The main difference compared with the simple iteration
scheme is that the updates suggested by the preconditioner are modified
in view of the previous updates to optimize the convergence in a certain
sense (for details, see Bombrun et al. (2012)).

The CG algorithm assumes that the normal matrix
is constant in the course of the iterations. This is not strictly true if
the observation weights are allowed to change as functions of the
residuals, as will be required for efficient outlier elimination. Using
the CG algorithm together with the weight-adjustment scheme described below
could therefore lead to instabilities, i.e., a reduced convergence rate or
even non-convergence. On the other hand, the SI scheme is extremely stable with
respect to all such modifications in the course of the iterations, as can be
expected from the interpretation of the SI scheme as the successive and independent
application of the different solution blocks. The finally adopted algorithm
is therefore a *hybrid scheme* combining SI (or ASI) and CG, where
SI is used initially, until the weights have settled, after which CG is turned on.

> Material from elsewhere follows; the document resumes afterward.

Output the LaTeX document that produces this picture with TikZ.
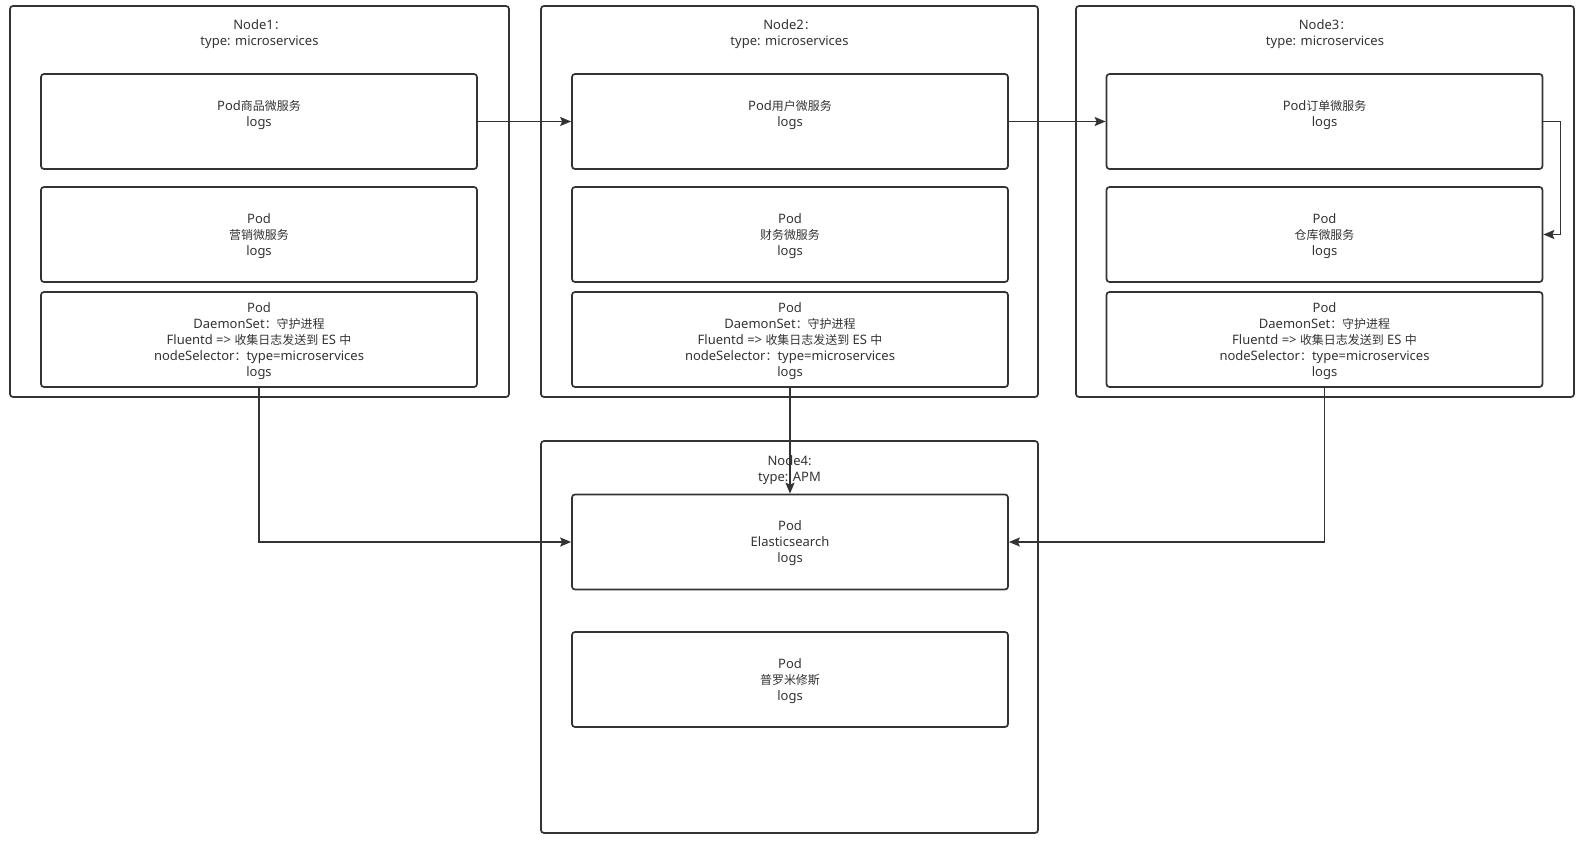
\documentclass[tikz,border=0pt]{standalone}
\usepackage{fontspec}
\setmainfont{Noto Sans}
\newfontfamily\cjk[Scale=0.92]{Noto Sans CJK SC}
\usetikzlibrary{arrows.meta}
\definecolor{ink}{HTML}{333333}
\begin{document}
\begin{tikzpicture}[x=1pt,y=-1pt,
  outerbox/.style={draw=ink, line width=1.7pt, rounded corners=3pt, minimum width=#1, minimum height=391pt, inner sep=0pt},
  podbox/.style={draw=ink, line width=1.7pt, rounded corners=3pt, minimum width=436pt, minimum height=95pt, inner sep=0pt, align=center, text=ink, font=\fontsize{13pt}{16pt}\selectfont, text depth=-2.5pt},
  title/.style={align=center, text=ink, inner sep=0pt, font=\fontsize{13pt}{16pt}\selectfont},
  flow/.style={draw=ink, line width=1.7pt, -{Stealth[length=11pt,width=9pt,inset=2pt]}}
]
\useasboundingbox (0,0) rectangle (1580,841);
% outer nodes
\node[outerbox=499pt] (N1) at (259.5,201.5) {};
\node[outerbox=497pt] (N2) at (789.5,201.5) {};
\node[outerbox=498pt] (N3) at (1325,201.5) {};
\node[outerbox=497pt, minimum height=392pt] (N4) at (789.5,637) {};
% titles
\node[title] (t1) at (259.5,34) {Node1{\cjk ：}\\type: microservices};
\node[title] (t2) at (789.5,34) {Node2{\cjk ：}\\type: microservices};
\node[title] (t3) at (1325,34) {Node3{\cjk ：}\\type: microservices};
\node[title] (t4) at (789.5,470.5) {Node4:\\type: APM};
% pods node1
\node[podbox] (a1) at (259,121.5) {Pod{\cjk 商品微服务}\\logs\\\mbox{}};
\node[podbox] (a2) at (259,234.5) {Pod\\{\cjk 营销微服务}\\logs};
\node[podbox] (a3) at (259,339.5) {Pod\\DaemonSet{\cjk ：守护进程}\\Fluentd => {\cjk 收集日志发送到} ES {\cjk 中}\\nodeSelector{\cjk ：}type=microservices\\logs};
% pods node2
\node[podbox] (b1) at (790,121.5) {Pod{\cjk 用户微服务}\\logs\\\mbox{}};
\node[podbox] (b2) at (790,234.5) {Pod\\{\cjk 财务微服务}\\logs};
\node[podbox] (b3) at (790,339.5) {Pod\\DaemonSet{\cjk ：守护进程}\\Fluentd => {\cjk 收集日志发送到} ES {\cjk 中}\\nodeSelector{\cjk ：}type=microservices\\logs};
% pods node3
\node[podbox] (c1) at (1324.5,121.5) {Pod{\cjk 订单微服务}\\logs\\\mbox{}};
\node[podbox] (c2) at (1324.5,234.5) {Pod\\{\cjk 仓库微服务}\\logs};
\node[podbox] (c3) at (1324.5,339.5) {Pod\\DaemonSet{\cjk ：守护进程}\\Fluentd => {\cjk 收集日志发送到} ES {\cjk 中}\\nodeSelector{\cjk ：}type=microservices\\logs};
% pods node4
\node[podbox] (es) at (790,542) {Pod\\Elasticsearch\\logs};
\node[podbox] (pm) at (790,679.5) {Pod\\{\cjk 普罗米修斯}\\logs};
% connectors
\draw[flow] (a1.east) -- (b1.west);
\draw[flow] (b1.east) -- (c1.west);
\draw[flow] (c1.east) -- ++(17,0) |- (c2.east);
\draw[flow] (a3.south) |- (es.west);
\draw[flow] (b3.south) -- (es.north);
\draw[flow] (c3.south) |- (es.east);
\end{tikzpicture}
\end{document}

A temporary switch back to SI, with an optional re-adjustment of the
weights, may be employed after a certain number of CG iterations; this
could avoid some problems due to the accumulation of numerical rounding
errors in CG.

The convergence can be controlled using a web based monitor looking at the distribution of the
residuals, at the distribution of the excess noise and at the distribution of the updates.